Drop every picture, then transcribe the remaining data exactly.
*** SUPPLIED INFORMATION
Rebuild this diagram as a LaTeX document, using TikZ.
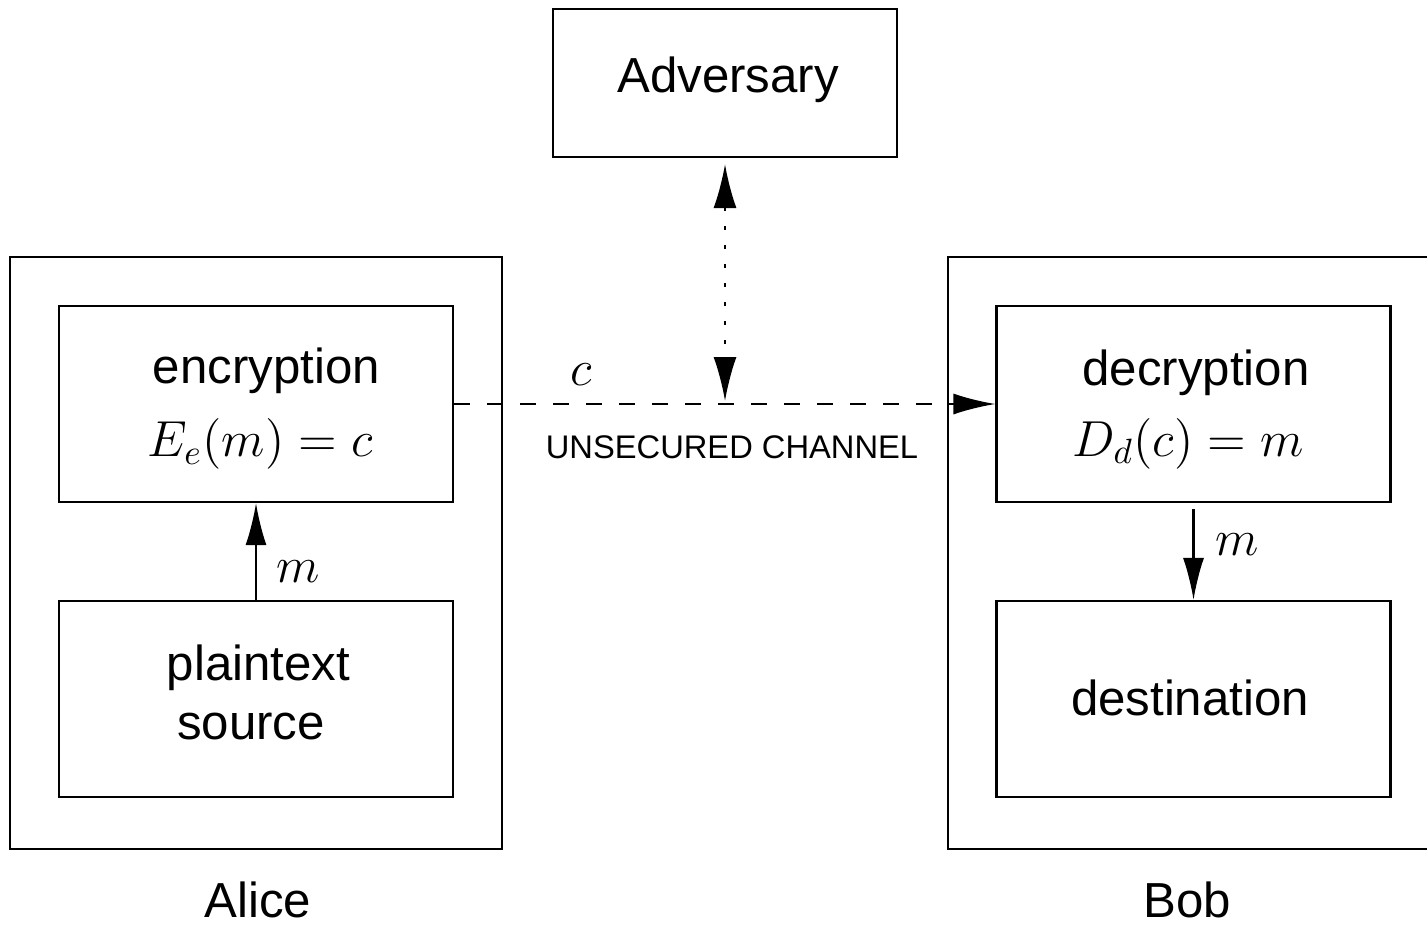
\documentclass[tikz,border=0pt]{standalone}
\usepackage{fontspec}
\setmainfont{Liberation Sans}
\usetikzlibrary{arrows.meta}
\tikzset{
  box/.style={draw, line width=0.6pt, minimum width=3.94cm, minimum height=1.96cm, inner sep=0pt},
  party/.style={draw, line width=0.6pt, minimum width=4.92cm, minimum height=5.92cm},
  txt/.style={font=\fontsize{14pt}{17pt}\selectfont, inner sep=0pt, anchor=base},
  small/.style={font=\fontsize{9.3pt}{11pt}\selectfont, inner sep=0pt, anchor=base},
  tip/.style={-{Latex[length=0.42cm,width=0.21cm]}},
  channel/.style={line width=0.6pt, dash pattern=on 0.16cm off 0.17cm},
  spy/.style={line width=0.6pt, dash pattern=on 0.04cm off 0.15cm,
              {Latex[length=0.44cm,width=0.23cm]}-{Latex[length=0.44cm,width=0.23cm]}},
  msg/.style={line width=0.6pt, tip}
}
\begin{document}
\begin{tikzpicture}
\useasboundingbox (0,0) rectangle (14.27,-9.29);
\clip (0,0) rectangle (14.27,-9.29);

% the eavesdropper
\node[box, minimum width=3.44cm, minimum height=1.48cm] (adv) at (7.25,-0.83) {};
\node[txt] (advT) at (7.28,-0.92) {Adversary};

% Alice's side
\node[party] (alice) at (2.56,-5.53) {};
\node[box] (enc) at (2.56,-4.04) {};
\node[txt] (encT) at (2.665,-3.83) {encryption};
\node[txt] (encF) at (2.60,-4.565) {$E_e(m) = c$};
\node[box] (src) at (2.56,-6.99) {};
\node[txt] (srcT1) at (2.585,-6.80) {plaintext};
\node[txt] (srcT2) at (2.51,-7.39) {source};

% Bob's side (runs past the right margin)
\node[party] (bob) at (11.94,-5.53) {};
\node[box] (dec) at (11.935,-4.04) {};
\node[txt] (decT) at (11.96,-3.85) {decryption};
\node[txt] (decF) at (11.88,-4.56) {$D_d(c) = m$};
\node[box] (dst) at (11.935,-6.99) {};
\node[txt] (dstT) at (11.90,-7.15) {destination};

% messages inside each party
\draw[msg] (src.north) -- (enc.south);
\node[txt] (mA) at (2.985,-5.82) {$m$};
\draw[msg, shorten <=0.06cm] (dec.south) -- (dst.north);
\node[txt] (mB) at (12.375,-5.55) {$m$};

% the open channel
\draw[channel, tip] (enc.east) -- (dec.west);
\node[txt] (cLbl) at (5.81,-3.85) {$c$};
\node[small] (chan) at (7.32,-4.58) {UNSECURED CHANNEL};

% eavesdropping link
\coordinate (tap) at (adv.south |- enc.east);
\draw[spy, shorten <=0.06cm, shorten >=0.03cm] (adv.south) -- (tap);

% party names
\node[txt] (aliceName) at (2.58,-9.17) {Alice};
\node[txt] (bobName) at (11.87,-9.17) {Bob};
\end{tikzpicture}
\end{document}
******
▶ **RESULT OF THE EXERCISE**:
Rebuild this diagram as a LaTeX document, using TikZ.
\documentclass[tikz,border=0pt]{standalone}
\usepackage{fontspec}
\setmainfont{Liberation Sans}
\usetikzlibrary{arrows.meta}
\tikzset{
  box/.style={draw, line width=0.6pt, minimum width=3.94cm, minimum height=1.96cm, inner sep=0pt},
  party/.style={draw, line width=0.6pt, minimum width=4.92cm, minimum height=5.92cm},
  txt/.style={font=\fontsize{14pt}{17pt}\selectfont, inner sep=0pt, anchor=base},
  small/.style={font=\fontsize{9.3pt}{11pt}\selectfont, inner sep=0pt, anchor=base},
  tip/.style={-{Latex[length=0.42cm,width=0.21cm]}},
  channel/.style={line width=0.6pt, dash pattern=on 0.16cm off 0.17cm},
  spy/.style={line width=0.6pt, dash pattern=on 0.04cm off 0.15cm,
              {Latex[length=0.44cm,width=0.23cm]}-{Latex[length=0.44cm,width=0.23cm]}},
  msg/.style={line width=0.6pt, tip}
}
\begin{document}
\begin{tikzpicture}
\useasboundingbox (0,0) rectangle (14.27,-9.29);
\clip (0,0) rectangle (14.27,-9.29);

% the eavesdropper
\node[box, minimum width=3.44cm, minimum height=1.48cm] (adv) at (7.25,-0.83) {};
\node[txt] (advT) at (7.28,-0.92) {Adversary};

% Alice's side
\node[party] (alice) at (2.56,-5.53) {};
\node[box] (enc) at (2.56,-4.04) {};
\node[txt] (encT) at (2.665,-3.83) {encryption};
\node[txt] (encF) at (2.60,-4.565) {$E_e(m) = c$};
\node[box] (src) at (2.56,-6.99) {};
\node[txt] (srcT1) at (2.585,-6.80) {plaintext};
\node[txt] (srcT2) at (2.51,-7.39) {source};

% Bob's side (runs past the right margin)
\node[party] (bob) at (11.94,-5.53) {};
\node[box] (dec) at (11.935,-4.04) {};
\node[txt] (decT) at (11.96,-3.85) {decryption};
\node[txt] (decF) at (11.88,-4.56) {$D_d(c) = m$};
\node[box] (dst) at (11.935,-6.99) {};
\node[txt] (dstT) at (11.90,-7.15) {destination};

% messages inside each party
\draw[msg] (src.north) -- (enc.south);
\node[txt] (mA) at (2.985,-5.82) {$m$};
\draw[msg, shorten <=0.06cm] (dec.south) -- (dst.north);
\node[txt] (mB) at (12.375,-5.55) {$m$};

% the open channel
\draw[channel, tip] (enc.east) -- (dec.west);
\node[txt] (cLbl) at (5.81,-3.85) {$c$};
\node[small] (chan) at (7.32,-4.58) {UNSECURED CHANNEL};

% eavesdropping link
\coordinate (tap) at (adv.south |- enc.east);
\draw[spy, shorten <=0.06cm, shorten >=0.03cm] (adv.south) -- (tap);

% party names
\node[txt] (aliceName) at (2.58,-9.17) {Alice};
\node[txt] (bobName) at (11.87,-9.17) {Bob};
\end{tikzpicture}
\end{document}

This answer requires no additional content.